La chaire de cet illustre professeur devrait échoir à son élève et disciple respectueux depuis vingt ans : Marcelo Pena (Marcello Subiotto). Ce dernier est un cinquantenaire barbu, chauve, timide cependant adoubé par ses collègues, unanimes, et par Doris Caselli la veuve du professeur. Les jeux semblent faits.
Après l’enterrement du professeur Caselli, lors d’une fête chez sa veuve en mémoire du défunt, chaque participant prend la parole pour un ultime hommage au disparu. Marcello timide est interrompu par un nouveau venu : Rafael Sujarchuk (Leonardo Sbraraglia) un universitaire qui a poursuivi depuis une vingtaine d’années sa carrière en Allemagne. Il est enjoué, charismatique, parlant parfaitement allemand, citant Emmanuel Kant (1724/1804), Martin Heidegger (1899/1976) dans le texte(!), et chantant, en français(!) une chanson de Jacques Prévert (1900/1977). Sa vie amoureuse avec une starlette argentine, étalée dans la « presse people », est à l’opposé de celle, maritale, de Marcello.
La chaire de philosophie et littérature qui ne devrait pas échapper à Marcello est convoitée par Rafael, plus charismatique, plus flamboyant, que le terne Marcello …
El Profesor (titre original, Puan) est une tragi-comédie douce-amère des réalisateurs argentins Maria Alché et de son compagnon Benjamin Naishtat (38 ans). Ils ont coécrit le scénario lors du confinement (Covid 19) de 2020. La vénérable faculté de Buenos-Aires manque de tout ; les salaires des enseignants ne sont plus versés depuis des mois, l’électricité est coupée, etc...
C’est un chaos administratif. Les professeurs et les étudiants, également frappés par la crise économique en passe de devenir une crise politique, luttent pour leur survie. Marcello est un anti-héros qui végète en donnant des cours de philosophie à de riches vieilles dames. Il subit les évènements sans se révolter, de surcroit est écrasé par la personnalité de Rafael que les notables de la faculté, par opportunisme, préfèrent au pâle Marcello.

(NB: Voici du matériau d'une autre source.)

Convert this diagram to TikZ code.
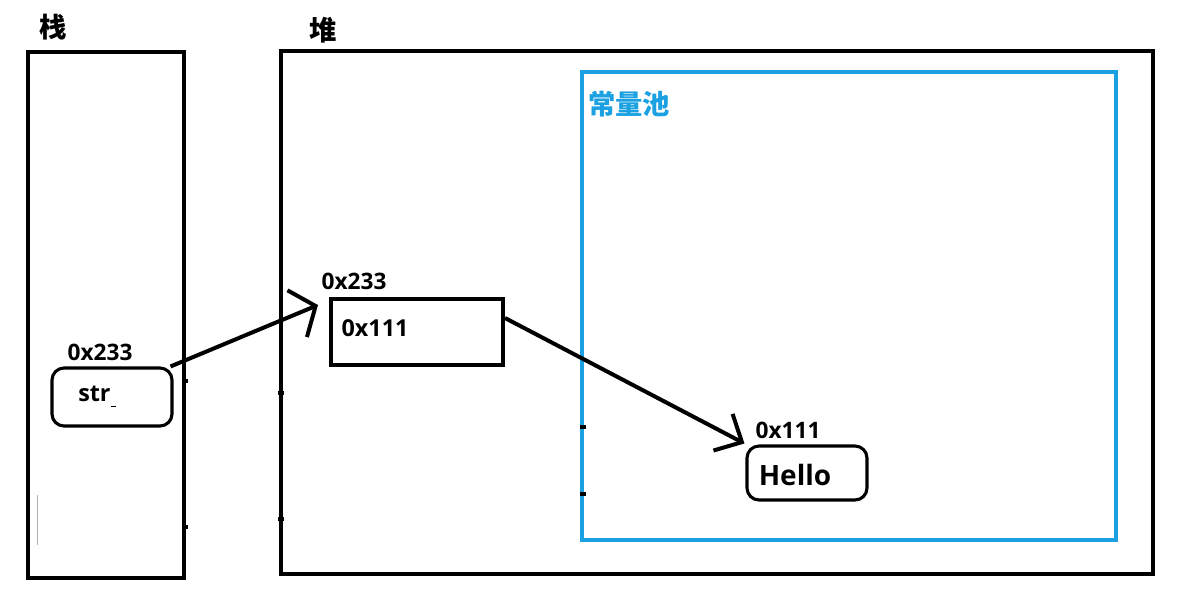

Comme nous l’avions déjà affirmé à propos de la critique du film argentin Los delincuentes (BasKulture avril 2024), le « nouveau cinéma argentin » est en péril depuis l’élection et la prise de fonction (janvier 2024) à la présidence de la République Argentine de Javier Milei (53 ans) un ultra libéral surnommé, non sans raison, El loco (le fou).
La thérapie de choc promise, « le plus grand ajustement budgétaire de l’histoire de l’humanité », comme aime à le répéter El loco, a relancé une hyperinflation (276% en un an) laquelle conjuguée avec la dévaluation du peso (54%), plonge le pays dans la récession : plus de subventions pour les transports ; augmentation du prix de l’énergie ; gel des chantiers publics ; coupes budgétaires tous azimuts, etc. La malheureuse Argentine s’enfonce à nouveau dans une grave crise économique.
El Profesor a été réalisé avant l’arrivée au pouvoir d’El loco. Ce long métrage parfois burlesque, d’un humour noir, mis en scène sans esbroufe, démontre que l’art cinématographique n’est jamais neutre, et parfois prémonitoire : il en existe de nombreux exemples. La culture au sens large du terme (les arts, l’enseignement, etc.) est la première cible des « libertariens ». L’intellectuel philosophe italien, Antonio Gramsci (1891/1937), avait dès les années 1920/1930, au début de l’ère fasciste, théorisé ce comportement agressif.
El Profesor a obtenu au Festival International de San Sébastian 2023 le prix du meilleur scénario et celui du prix d’interprétation pour Marcelo Subiotto. Ce long métrage a également été couronné aux Goyas 2024 (équivalent des Césars français) meilleur film ibéroaméricain.